Although this may sound like the coalition is against E2EE, they’re not, “as long as it is implemented in a way that does not put children at risk.” They also said they are in full support of strong privacy and children’s online safety, and urge social media sites to protect both.
“We want social media companies to confirm they will not implement end-to-end encryption until they have the technology in place to ensure children will not be put at greater risk as a result,” No Place To Hide’s campaign website states. “They need to show that the changes will not make it easier for child sex abusers to groom children; make, share, or view sexual images of children; and avoid detection by law enforcement agencies.”

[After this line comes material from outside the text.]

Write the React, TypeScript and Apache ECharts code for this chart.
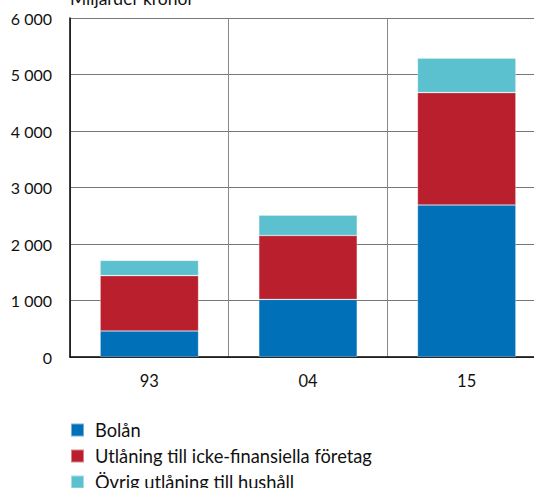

The upsides and downsides of using E2EE
There is no denying that end-to-end encryption has been essential—life-saving, even—in keeping the exchange of data and information private with only the sender and receiver able to read the messages between them. Not only has it made online banking possible, it protects people from scams, hacking attempts, fraud attempts, surveillance, and potential breaches.
Children, too, can benefit from using E2EE. Encryption protects them from tech and social media companies, for example, who are keen at gathering data, profiling their users, and targeting them for advertising purposes. Furthermore, E2EE gives children the safe space they need to just express themselves without fear of judgment.
On the flip side, law enforcement, governments, and service providers where E2EE is incorporated would not be able to access data that might be essential in their intelligence gathering efforts in the name of national security. This, along with child safety, is one of the two linchpin arguments that keeps the fight against E2EE alive, and many governments and international committees are backing it.
Parents and carers, take the lead
The distribution and promotion of child sexual abuse material (CSAM) online is a huge problem that every nation needs to address. But is it really at the cost of compromising end-to-end encryption—and to a larger degree, our privacy?
Everyone needs to be protected online, especially the most vulnerable members of our society. And everyone should be able to use E2EE and be given the option to stay anonymous. Unfortunately, the bad guys also benefit from good things created for everyone. And breaking the very technology that is designed to protect us from all sorts of threats online is no better than not having any form of protection at all.
We feel for the parents and carers who may find themselves in the middle of this now-political battle concerning everyone’s online privacy and the safety of their children. What are they to do?
If you think your child is old enough to be left alone, even for a little while, to use the Internet on their own, wouldn’t now be the perfect time to talk to them about the possible dangers they could meet online? Perhaps more than having E2EE, they need the proper guidance of their parents on how to navigate the web and how to interact with other people online. Not only that, young and pre-teen children need hands-on intervention, if certain situations call for it.
We encourage you to work together towards keeping your children secure wherever they are online.